I feel as though this mischaracterization is what makes way for the main argument of the video which seems to be that realism about quantum theory and quantum information makes matter, as colloquially understood, non-fundamental, thereby refuting materialism.
Of course, almost no philosophers that call themselves physicalists would deny the physical reality of these things, should these theories be end up being empirically robust. You could definitely raise issues with how exactly “physicalism” is to be understood as a metaphysical position and this has been done before (Hempel’s dilemma), but I think current many physicalists would rather reject physicalism than adopt the view that the physicalism metaphysics could be directly contradicted by discoveries in fundamental physics.
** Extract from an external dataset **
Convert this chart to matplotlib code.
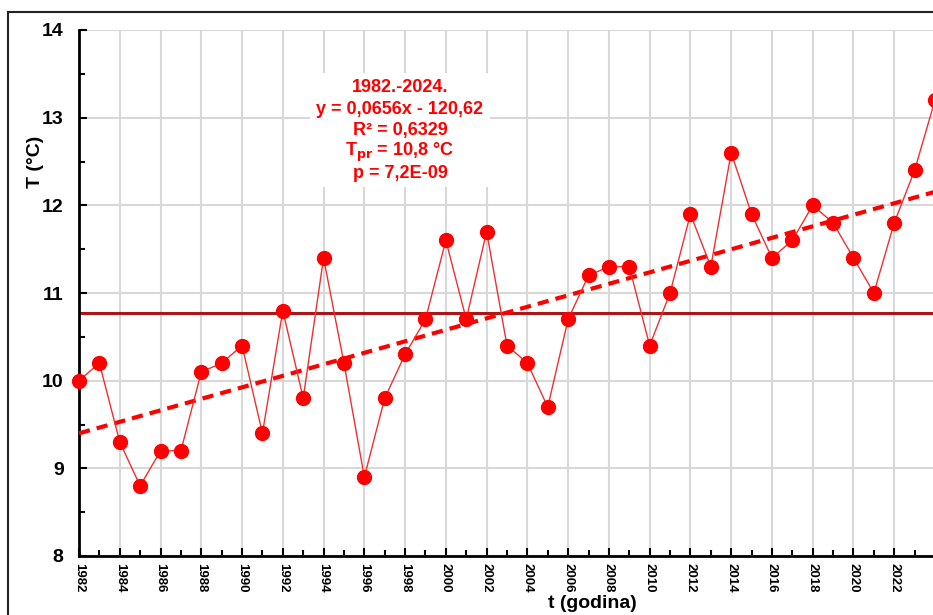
import matplotlib.pyplot as plt
from matplotlib.lines import Line2D
from matplotlib.patches import Rectangle
from matplotlib.ticker import MultipleLocator
import numpy as np

plt.rcParams['font.family'] = ['Liberation Sans', 'DejaVu Sans']

# mean annual temperature
years = list(range(1982, 2025))
temps = [10.0, 10.2, 9.3, 8.8, 9.2, 9.2, 10.1, 10.2, 10.4, 9.4,
         10.8, 9.8, 11.4, 10.2, 8.9, 9.8, 10.3, 10.7, 11.6, 10.7,
         11.7, 10.4, 10.2, 9.7, 10.7, 11.2, 11.3, 11.3, 10.4, 11.0,
         11.9, 11.3, 12.6, 11.9, 11.4, 11.6, 12.0, 11.8, 11.4, 11.0,
         11.8, 12.4, 13.2]
slope = 0.0656
intercept = -120.62
t_mean = 10.77

info_lines = ["1982.-2024.",
              "y = 0,0656x - 120,62",
              "R² = 0,6329",
              "T$_{\\mathbf{pr}}$ = 10,8 °C",
              "p = 7,2E-09"]

W, H = 933, 615
fig = plt.figure(figsize=(W / 100, H / 100), dpi=100)
ax = fig.add_axes([79 / W, 1 - 556 / H, (935 - 79) / W, (556 - 30) / H])

x = np.array(years)
ax.axhline(t_mean, color='#A81818', lw=2.2, zorder=2)
ax.plot(x, slope * x + intercept, color='#FF0000', lw=3, ls=(0, (2.7, 1.7)), zorder=3)
ax.plot(x, temps, color='#EE3030', lw=1, marker='o', ms=10,
        mfc='#FF0000', mec='#FF0000', zorder=4, clip_on=False)

ax.set_xlim(1982, 2024)
ax.set_ylim(8, 14)
ax.xaxis.set_major_locator(MultipleLocator(2))
ax.xaxis.set_minor_locator(MultipleLocator(1))
ax.yaxis.set_major_locator(MultipleLocator(1))
ax.yaxis.set_minor_locator(MultipleLocator(0.5))
ax.grid(True, which='major', color='#D8D8D8', lw=1.5, zorder=0)
ax.set_axisbelow(True)

for s in ['top', 'right']:
    ax.spines[s].set_visible(False)
for s in ['left', 'bottom']:
    ax.spines[s].set_linewidth(2)
    ax.spines[s].set_color('black')

ax.tick_params(which='both', direction='in', color='black')
ax.tick_params(which='major', length=6, width=1.5)
ax.tick_params(which='minor', length=4, width=1.5)
ax.tick_params(axis='y', which='major', pad=11, labelsize=14)
ax.tick_params(axis='x', which='major', pad=5, labelsize=9.5)
for lab in ax.get_yticklabels():
    lab.set_fontweight('bold')
for lab in ax.get_xticklabels():
    lab.set_fontweight('bold')
    lab.set_rotation(-90)

fig.text(35 / W, 1 - 162 / H, 'T (°C)', rotation=90, fontsize=14,
         fontweight='bold', ha='center', va='center')
fig.text(592 / W, 1 - 603 / H, 't (godina)', fontsize=14,
         fontweight='bold', ha='center', va='center')

# white box behind the regression info
ax.add_patch(Rectangle((310 / W, 1 - 187 / H), 180 / W, 114 / H,
                       transform=fig.transFigure, facecolor='white',
                       edgecolor='none', zorder=1))
line_y = [88, 109, 131, 152, 174]
for txt, yy in zip(info_lines, line_y):
    fig.text(400 / W, 1 - yy / H, txt, color='#FF0000', fontsize=13,
             fontweight='bold', ha='center', va='center')

# outer frame
fig.add_artist(Line2D([8 / W, 8 / W], [0, 1 - 12 / H], transform=fig.transFigure,
                      color='#222222', lw=1.5))
fig.add_artist(Line2D([8 / W, 1], [1 - 12 / H, 1 - 12 / H], transform=fig.transFigure,
                      color='#222222', lw=1.5))

fig.savefig('out.png', dpi=100)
Further, you are extremely imprecise with your “emergence” language. It almost seems as though there is a simultaneous conflation between physicalism and reductionism as well as equivocation between strong and weak emergence, since you repeatedly stress the point that spacetime is emergent from quantum states.
Reductionism is the view that higher-level phenomena can be “reduced” to or thought of as “made from” lower-level phenomena. This is imprecise in itself as there are many types of reductionism. But there are lots of intuitive examples of reduction in science. E.g. the idea that temperature can be reduced to the motions of atoms and molecules.
Similarly, there are multiple kinds of “emergence.”
Weak emergence: Higher level phenomena existing as a result of lower level phenomena.
Strong emergence: Higher level phenomena that cannot be reduced to lower level phenomena.

As you can see, the former is entirely compatible with reductionism. To say “X is weakly emergent from Y” is also to say “X reduces to Y.” Whereas the latter is not compatible. In fact, the concepts are exact opposites.
If the aim of this video was about finding examples of strong emergence in physics, it would be a good foundation on which to build an argument against physical reductionism. But it’s unclear whether this is what’s happening because you seem to have equivocated the terms of debate, misunderstood the scope of evidence being presented, or both. This makes the argument incredibly difficult to pin down.